Bridges are engineering miracles that most people cross without looking at. A bridge walk—planned specifically to look at how a bridge is built, not just to cross it—turns a familiar structure into an engineering field study. How does this thing hold up? What shape is it using? What materials? How old is it? These questions, asked while standing on the bridge and looking down at the water and up at the structure, produce some of the most engaging informal engineering education available.

Almost every community has a bridge worth walking across, and many regions have bridges with specific engineering or historical significance. Even an ordinary concrete highway overpass is full of engineering details worth noticing: expansion joints, drainage channels, the way the deck is supported, the shape of the piers.

What to Bring

  • Binoculars — For seeing details above and below.
  • A sketchbook — For drawing structural details.
  • A magnifying glass — For examining material surfaces up close.
  • A camera — For photographing specific engineering details.
  • Questions prepared in advance — "How does the bridge not fall? What holds up the road surface? Where does the weight go?"

What to Do There

Look from below before crossing. If safe access allows, look at the bridge from below first. The underside of a bridge reveals its structure: the girders, the columns, the piers. Children who see the underside before crossing understand what they're walking on.

Find the structural type. Is it an arch bridge, a suspension bridge, a beam bridge, a truss bridge? Each type transfers load differently. Explain in simple terms: "This bridge uses a big arch, and the arch pushes the load down into the ground at each end. Arches are incredibly strong—the Romans built arch bridges 2,000 years ago that still stand today."

Look for the expansion joints. These are the metal gaps in the bridge deck that allow the bridge to expand and contract with temperature changes. Step over one and feel the slight gap. "If the bridge couldn't move a little bit, it would crack in winter when everything shrinks from cold."

Listen to the bridge.
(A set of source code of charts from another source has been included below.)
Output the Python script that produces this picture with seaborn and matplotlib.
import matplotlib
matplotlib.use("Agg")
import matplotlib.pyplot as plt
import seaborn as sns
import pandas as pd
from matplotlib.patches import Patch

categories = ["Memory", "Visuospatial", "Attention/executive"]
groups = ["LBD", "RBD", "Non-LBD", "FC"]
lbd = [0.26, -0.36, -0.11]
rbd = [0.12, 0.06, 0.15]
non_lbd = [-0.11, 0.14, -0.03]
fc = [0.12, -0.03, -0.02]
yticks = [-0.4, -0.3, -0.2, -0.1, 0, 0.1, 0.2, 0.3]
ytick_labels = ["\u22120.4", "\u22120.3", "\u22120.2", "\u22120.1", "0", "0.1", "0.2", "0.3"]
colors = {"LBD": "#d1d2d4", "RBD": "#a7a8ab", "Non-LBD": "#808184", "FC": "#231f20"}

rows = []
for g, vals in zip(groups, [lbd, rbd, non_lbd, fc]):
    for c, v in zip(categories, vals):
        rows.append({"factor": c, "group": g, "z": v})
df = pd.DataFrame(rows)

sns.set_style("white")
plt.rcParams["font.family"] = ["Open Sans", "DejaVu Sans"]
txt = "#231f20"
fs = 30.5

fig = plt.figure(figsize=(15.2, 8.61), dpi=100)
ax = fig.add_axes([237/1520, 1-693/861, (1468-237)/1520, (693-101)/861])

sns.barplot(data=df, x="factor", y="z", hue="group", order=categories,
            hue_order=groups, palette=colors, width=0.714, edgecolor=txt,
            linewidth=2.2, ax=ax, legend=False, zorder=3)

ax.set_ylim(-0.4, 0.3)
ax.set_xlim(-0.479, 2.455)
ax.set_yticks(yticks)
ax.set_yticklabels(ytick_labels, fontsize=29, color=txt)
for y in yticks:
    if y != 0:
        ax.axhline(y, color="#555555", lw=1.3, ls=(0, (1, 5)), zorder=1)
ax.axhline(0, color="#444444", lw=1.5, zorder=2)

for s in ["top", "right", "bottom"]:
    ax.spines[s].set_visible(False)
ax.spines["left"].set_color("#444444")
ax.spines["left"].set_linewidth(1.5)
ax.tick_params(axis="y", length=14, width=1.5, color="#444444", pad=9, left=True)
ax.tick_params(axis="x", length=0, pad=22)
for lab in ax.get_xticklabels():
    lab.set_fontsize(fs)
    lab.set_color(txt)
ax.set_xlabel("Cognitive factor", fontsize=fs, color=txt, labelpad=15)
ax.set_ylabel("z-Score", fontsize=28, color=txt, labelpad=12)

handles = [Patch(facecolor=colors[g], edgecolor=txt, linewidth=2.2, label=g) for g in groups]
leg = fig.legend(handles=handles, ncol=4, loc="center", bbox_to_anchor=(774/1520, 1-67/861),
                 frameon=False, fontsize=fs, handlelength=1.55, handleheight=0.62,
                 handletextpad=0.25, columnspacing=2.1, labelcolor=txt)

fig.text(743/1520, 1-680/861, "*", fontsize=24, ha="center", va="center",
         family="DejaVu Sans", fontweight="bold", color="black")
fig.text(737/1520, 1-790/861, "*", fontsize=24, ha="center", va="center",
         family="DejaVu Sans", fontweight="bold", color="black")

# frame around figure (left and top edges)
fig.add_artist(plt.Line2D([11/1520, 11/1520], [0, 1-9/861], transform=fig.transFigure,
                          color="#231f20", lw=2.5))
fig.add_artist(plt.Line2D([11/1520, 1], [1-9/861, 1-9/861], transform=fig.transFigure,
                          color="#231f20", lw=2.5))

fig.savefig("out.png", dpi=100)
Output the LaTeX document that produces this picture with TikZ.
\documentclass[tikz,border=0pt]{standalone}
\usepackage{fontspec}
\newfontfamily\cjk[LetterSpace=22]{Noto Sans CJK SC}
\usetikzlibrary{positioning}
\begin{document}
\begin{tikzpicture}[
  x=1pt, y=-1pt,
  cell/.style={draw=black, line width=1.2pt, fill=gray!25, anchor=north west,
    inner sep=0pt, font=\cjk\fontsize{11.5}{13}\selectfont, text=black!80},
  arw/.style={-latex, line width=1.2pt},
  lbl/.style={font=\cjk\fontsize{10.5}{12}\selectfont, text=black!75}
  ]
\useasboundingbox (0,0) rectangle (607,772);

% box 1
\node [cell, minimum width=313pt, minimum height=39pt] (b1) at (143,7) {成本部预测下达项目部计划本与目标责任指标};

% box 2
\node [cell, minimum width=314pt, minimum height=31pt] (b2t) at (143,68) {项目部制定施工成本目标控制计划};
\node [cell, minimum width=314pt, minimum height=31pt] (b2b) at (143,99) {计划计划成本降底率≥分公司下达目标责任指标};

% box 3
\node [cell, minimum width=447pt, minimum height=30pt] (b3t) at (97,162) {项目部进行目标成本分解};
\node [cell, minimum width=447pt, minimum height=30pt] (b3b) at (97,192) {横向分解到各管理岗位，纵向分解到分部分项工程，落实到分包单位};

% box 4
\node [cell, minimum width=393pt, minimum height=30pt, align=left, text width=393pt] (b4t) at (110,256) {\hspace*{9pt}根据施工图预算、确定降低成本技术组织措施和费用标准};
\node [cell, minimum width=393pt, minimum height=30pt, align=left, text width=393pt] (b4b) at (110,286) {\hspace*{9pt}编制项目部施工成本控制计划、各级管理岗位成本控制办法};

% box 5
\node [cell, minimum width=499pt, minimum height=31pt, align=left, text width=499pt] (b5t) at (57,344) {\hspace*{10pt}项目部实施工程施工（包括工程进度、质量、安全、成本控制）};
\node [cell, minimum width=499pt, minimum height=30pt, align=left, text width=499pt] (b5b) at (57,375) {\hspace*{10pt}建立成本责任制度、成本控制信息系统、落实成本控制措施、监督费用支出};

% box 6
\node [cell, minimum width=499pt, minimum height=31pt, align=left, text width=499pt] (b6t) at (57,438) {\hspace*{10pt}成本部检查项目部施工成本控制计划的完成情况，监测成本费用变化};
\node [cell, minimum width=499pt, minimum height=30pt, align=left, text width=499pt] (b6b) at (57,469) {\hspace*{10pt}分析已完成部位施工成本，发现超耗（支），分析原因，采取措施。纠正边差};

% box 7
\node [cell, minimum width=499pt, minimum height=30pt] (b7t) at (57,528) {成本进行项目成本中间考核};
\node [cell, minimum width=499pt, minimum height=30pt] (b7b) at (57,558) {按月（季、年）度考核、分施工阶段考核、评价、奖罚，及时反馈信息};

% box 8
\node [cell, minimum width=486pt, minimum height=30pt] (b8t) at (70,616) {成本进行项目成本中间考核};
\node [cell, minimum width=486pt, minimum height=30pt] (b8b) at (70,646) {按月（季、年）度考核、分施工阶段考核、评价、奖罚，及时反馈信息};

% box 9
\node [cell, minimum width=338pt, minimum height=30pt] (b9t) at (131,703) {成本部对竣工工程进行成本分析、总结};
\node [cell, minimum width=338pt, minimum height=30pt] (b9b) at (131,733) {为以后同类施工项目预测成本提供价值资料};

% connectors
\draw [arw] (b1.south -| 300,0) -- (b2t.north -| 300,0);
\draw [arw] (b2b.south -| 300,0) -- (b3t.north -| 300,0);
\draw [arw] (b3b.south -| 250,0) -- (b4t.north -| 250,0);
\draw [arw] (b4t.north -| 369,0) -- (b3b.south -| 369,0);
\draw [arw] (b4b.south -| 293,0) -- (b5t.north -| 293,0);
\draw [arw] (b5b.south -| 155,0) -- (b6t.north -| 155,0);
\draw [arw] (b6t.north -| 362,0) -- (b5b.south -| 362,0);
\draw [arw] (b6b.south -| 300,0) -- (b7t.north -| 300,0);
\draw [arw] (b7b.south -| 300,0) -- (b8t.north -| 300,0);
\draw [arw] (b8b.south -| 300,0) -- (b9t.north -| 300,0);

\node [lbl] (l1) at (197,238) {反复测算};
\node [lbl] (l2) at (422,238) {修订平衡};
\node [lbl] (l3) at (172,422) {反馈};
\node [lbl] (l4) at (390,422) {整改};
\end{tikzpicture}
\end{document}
Walk slowly and listen to the sound of your footsteps, the vibration of traffic passing, the creak or flex of the structure. Some sounds indicate the bridge working correctly; resonance and vibration are normal and fascinating.

Look at the water below. How high are you? How does the height change your perception of the water? Can you see the bottom? What's living in the water below?
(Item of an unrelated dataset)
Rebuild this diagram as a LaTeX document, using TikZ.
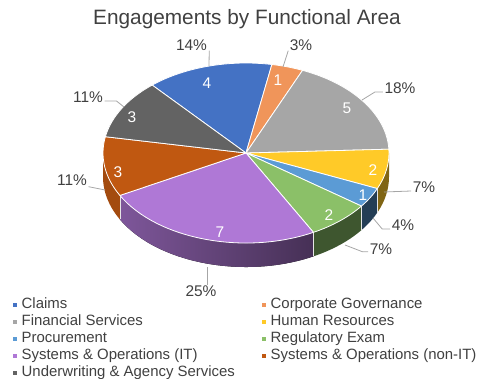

Research the bridge's history. Before or after the walk, look up when the bridge was built, what it cost, what engineers designed it, and whether it replaced an earlier bridge. Most bridges have interesting histories.
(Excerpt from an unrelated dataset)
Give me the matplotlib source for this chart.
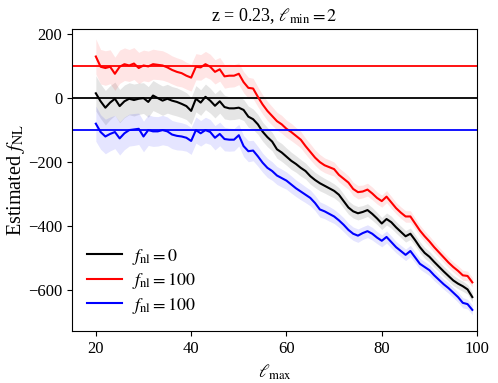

🎓 Skills Your Child Will Develop

  • Structural Engineering Observation — Seeing how a real bridge distributes load—through arches, cables, trusses, or beams—builds the structural engineering intuition that formal physics education later formalizes.
  • Material Science — Observing concrete, steel cables, metal expansion joints, and stone piers—noticing their different textures, weights, and purposes—builds material awareness.
  • Historical and Geographic Awareness — Most bridges mark an important crossing point in a region's history. Understanding why the bridge is there, what it connects, and when it was built places the child in their geographic and historical community.
  • Scale and Proportion — Standing on a large bridge and perceiving its scale—the length of the span, the height above water, the thickness of the supporting elements—builds the physical sense of scale that engineering, architecture, and geography all require.

Tips for the Trip

  • Pedestrian bridges are safer and often more beautiful than road bridges for this activity. Look for historic pedestrian bridges, railroad trestle trails, or scenic footbridges in your region.
  • Compare bridge types: Visit two different types—an arch bridge and a suspension bridge—and compare how they look, what materials they use, and how the structural load seems to transfer.

My Two Cents

Bridges become interesting the moment you stop treating them as mere means of crossing and start treating them as problems solved in physical form. Every bridge is an answer to the question "how do we get across here?"—and the answer involves specific choices about material, shape, and force transfer that are visible if you look. Teaching children to look at the engineering behind ordinary infrastructure is one of the best gifts you can give to their technical literacy.